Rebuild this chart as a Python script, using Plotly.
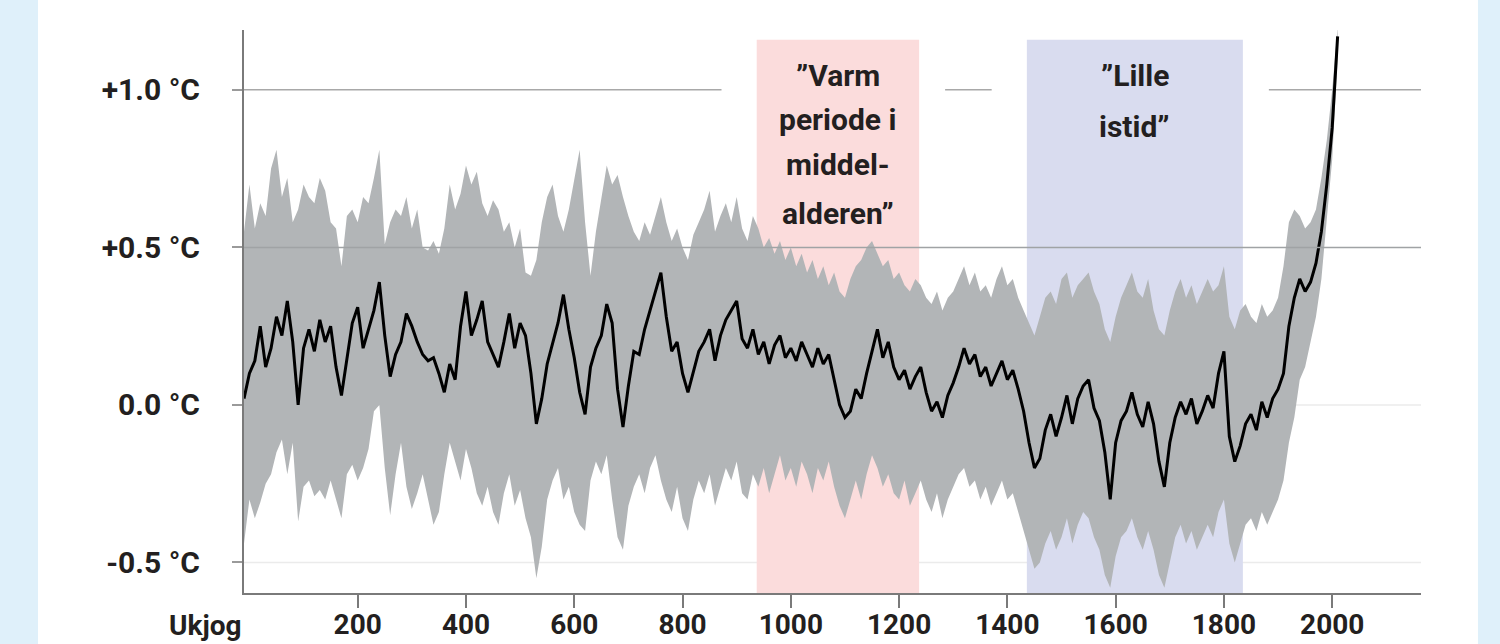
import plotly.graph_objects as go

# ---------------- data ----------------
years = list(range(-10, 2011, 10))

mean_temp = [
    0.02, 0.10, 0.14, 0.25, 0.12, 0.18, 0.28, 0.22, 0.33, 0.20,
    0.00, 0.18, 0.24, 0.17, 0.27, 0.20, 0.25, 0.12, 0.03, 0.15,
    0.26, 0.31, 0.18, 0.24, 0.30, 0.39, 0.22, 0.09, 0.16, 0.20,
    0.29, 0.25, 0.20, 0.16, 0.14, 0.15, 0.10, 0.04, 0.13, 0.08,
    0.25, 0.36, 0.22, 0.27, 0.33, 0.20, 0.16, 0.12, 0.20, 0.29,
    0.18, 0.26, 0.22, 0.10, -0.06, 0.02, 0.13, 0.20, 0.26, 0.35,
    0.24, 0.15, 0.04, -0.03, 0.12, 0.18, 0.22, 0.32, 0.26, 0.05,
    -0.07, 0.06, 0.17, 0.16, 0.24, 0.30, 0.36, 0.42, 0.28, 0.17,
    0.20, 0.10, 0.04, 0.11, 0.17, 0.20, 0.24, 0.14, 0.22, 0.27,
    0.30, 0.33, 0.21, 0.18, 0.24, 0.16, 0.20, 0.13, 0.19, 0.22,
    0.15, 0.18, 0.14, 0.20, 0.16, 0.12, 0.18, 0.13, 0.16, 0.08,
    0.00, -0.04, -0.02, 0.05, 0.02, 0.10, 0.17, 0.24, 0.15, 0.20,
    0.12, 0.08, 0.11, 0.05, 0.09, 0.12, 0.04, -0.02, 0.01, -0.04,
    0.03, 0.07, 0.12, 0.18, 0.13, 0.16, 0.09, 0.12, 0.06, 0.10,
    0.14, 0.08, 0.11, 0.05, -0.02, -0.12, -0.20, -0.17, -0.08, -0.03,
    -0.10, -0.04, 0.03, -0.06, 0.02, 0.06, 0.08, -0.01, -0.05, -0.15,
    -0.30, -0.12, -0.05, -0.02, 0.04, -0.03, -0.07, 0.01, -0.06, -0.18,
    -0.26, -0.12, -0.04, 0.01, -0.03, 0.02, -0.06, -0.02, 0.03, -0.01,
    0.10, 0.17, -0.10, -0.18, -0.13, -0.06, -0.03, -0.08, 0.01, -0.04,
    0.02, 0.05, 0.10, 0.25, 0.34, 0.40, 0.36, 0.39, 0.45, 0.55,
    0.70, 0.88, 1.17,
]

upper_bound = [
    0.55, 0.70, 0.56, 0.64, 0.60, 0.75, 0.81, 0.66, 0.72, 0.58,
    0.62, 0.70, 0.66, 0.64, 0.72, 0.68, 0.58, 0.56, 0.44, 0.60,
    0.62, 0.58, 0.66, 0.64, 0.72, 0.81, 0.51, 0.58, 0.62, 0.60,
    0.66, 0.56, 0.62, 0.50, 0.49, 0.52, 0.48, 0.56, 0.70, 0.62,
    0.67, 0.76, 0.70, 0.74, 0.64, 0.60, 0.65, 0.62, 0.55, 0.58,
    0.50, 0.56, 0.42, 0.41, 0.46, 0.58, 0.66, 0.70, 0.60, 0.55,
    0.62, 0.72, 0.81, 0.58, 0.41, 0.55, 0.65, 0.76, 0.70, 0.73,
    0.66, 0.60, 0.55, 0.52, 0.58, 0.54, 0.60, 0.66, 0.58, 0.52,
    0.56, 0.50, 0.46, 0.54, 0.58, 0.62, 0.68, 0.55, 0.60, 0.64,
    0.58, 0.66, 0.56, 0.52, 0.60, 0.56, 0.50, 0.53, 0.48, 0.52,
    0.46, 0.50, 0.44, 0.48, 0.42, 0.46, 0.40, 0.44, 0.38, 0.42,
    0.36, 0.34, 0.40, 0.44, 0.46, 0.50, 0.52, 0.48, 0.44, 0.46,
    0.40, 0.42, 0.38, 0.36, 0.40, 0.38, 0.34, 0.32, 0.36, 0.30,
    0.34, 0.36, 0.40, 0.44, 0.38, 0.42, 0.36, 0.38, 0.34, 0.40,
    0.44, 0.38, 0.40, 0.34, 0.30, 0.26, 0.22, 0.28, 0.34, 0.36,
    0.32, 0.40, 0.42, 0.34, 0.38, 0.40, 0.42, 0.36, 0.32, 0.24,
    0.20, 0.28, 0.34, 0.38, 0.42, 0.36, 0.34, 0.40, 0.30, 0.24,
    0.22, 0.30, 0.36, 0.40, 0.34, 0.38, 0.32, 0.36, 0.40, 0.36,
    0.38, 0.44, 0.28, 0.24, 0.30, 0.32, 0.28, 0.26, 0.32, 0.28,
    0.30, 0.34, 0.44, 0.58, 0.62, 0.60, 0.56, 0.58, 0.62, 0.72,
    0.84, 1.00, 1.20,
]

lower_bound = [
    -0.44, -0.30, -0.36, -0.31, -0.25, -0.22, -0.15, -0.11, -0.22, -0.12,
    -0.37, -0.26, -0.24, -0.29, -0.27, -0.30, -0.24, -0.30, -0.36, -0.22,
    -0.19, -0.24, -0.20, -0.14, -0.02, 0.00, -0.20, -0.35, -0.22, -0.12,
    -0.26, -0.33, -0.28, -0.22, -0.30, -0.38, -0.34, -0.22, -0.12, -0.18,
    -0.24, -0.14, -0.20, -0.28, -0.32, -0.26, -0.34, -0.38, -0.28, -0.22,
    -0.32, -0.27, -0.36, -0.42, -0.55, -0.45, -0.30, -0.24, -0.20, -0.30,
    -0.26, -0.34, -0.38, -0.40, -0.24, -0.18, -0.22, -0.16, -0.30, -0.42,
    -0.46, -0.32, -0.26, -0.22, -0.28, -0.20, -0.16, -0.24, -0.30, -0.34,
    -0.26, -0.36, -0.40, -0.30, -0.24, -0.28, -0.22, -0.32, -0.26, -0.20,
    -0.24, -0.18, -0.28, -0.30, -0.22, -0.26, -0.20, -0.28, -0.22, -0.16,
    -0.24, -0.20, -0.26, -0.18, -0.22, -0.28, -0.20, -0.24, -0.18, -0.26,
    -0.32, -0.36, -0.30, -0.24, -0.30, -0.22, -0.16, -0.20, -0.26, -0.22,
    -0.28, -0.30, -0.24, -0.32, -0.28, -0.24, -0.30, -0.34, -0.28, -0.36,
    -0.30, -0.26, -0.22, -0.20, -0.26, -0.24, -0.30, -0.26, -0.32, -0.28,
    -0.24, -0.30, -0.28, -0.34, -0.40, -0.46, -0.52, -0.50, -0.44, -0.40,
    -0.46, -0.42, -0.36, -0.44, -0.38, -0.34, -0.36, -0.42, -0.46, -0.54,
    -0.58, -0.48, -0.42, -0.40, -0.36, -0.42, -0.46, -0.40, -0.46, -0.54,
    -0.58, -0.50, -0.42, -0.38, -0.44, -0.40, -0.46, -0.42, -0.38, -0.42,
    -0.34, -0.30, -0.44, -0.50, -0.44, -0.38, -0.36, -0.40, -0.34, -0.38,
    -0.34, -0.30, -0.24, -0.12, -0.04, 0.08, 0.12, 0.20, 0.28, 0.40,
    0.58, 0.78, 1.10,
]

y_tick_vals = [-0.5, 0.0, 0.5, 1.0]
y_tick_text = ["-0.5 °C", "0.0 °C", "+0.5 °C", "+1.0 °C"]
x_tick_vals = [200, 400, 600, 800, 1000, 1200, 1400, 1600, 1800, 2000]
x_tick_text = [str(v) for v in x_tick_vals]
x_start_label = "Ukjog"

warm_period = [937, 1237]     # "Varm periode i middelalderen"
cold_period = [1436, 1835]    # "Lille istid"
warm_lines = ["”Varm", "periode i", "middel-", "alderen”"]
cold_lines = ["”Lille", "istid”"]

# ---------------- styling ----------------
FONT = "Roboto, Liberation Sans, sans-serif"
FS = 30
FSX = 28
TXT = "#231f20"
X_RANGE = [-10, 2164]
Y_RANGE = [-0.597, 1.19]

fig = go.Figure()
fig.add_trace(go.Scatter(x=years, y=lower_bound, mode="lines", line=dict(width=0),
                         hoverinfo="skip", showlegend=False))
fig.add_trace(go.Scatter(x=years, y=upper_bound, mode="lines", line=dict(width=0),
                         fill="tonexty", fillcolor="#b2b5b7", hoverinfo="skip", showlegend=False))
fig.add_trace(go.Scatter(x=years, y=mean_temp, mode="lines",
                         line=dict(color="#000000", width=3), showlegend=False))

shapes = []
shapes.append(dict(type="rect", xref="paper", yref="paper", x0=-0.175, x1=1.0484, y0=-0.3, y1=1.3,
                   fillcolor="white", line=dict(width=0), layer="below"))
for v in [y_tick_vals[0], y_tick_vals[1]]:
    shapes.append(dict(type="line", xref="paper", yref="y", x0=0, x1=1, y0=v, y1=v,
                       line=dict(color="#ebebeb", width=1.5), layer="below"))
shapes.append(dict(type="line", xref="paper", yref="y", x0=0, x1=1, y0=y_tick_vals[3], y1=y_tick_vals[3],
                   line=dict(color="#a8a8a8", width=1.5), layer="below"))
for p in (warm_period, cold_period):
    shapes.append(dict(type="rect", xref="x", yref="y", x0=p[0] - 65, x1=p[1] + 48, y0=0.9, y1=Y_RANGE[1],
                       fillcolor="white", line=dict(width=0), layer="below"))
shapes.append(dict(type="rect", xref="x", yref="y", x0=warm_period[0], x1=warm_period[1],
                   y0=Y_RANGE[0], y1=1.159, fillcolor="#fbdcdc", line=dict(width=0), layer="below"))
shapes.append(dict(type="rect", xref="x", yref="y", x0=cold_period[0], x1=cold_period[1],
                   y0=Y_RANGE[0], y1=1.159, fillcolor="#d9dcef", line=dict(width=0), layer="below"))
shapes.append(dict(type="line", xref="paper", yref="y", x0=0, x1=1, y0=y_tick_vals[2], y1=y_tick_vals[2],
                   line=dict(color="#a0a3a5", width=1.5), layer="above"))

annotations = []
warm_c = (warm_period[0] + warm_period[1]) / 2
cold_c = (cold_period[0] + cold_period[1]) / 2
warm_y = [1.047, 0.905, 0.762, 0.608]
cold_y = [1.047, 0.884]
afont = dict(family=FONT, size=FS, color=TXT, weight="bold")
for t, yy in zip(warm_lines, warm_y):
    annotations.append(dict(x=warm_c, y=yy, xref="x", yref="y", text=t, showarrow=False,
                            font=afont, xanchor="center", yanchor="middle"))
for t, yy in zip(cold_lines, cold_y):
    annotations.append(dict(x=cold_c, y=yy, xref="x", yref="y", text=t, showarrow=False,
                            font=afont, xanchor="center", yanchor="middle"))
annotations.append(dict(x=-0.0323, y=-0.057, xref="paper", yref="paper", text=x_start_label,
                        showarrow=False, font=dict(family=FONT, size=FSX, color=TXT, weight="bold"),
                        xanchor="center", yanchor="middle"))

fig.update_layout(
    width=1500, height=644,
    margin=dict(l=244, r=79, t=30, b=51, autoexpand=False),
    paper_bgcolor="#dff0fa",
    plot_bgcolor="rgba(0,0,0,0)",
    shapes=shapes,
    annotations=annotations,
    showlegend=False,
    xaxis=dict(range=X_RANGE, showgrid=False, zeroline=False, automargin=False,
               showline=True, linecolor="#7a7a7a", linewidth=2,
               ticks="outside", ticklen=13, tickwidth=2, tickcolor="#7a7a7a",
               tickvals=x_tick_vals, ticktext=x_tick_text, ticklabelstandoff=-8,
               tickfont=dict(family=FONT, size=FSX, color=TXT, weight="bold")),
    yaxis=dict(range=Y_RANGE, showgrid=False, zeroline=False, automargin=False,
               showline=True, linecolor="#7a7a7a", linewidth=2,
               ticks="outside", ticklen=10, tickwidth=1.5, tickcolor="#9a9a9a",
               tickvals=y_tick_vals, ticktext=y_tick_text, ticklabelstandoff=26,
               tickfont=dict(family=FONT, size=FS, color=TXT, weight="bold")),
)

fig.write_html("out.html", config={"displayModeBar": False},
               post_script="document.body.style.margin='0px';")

◆ ◆ ◆

Do this - Take the material above from its first line through the line holding "years = list(range(-10, 2011, 10))" and set it down exactly, without the pictures.

In response -
Rebuild this chart as a Python script, using Plotly.
import plotly.graph_objects as go

# ---------------- data ----------------
years = list(range(-10, 2011, 10))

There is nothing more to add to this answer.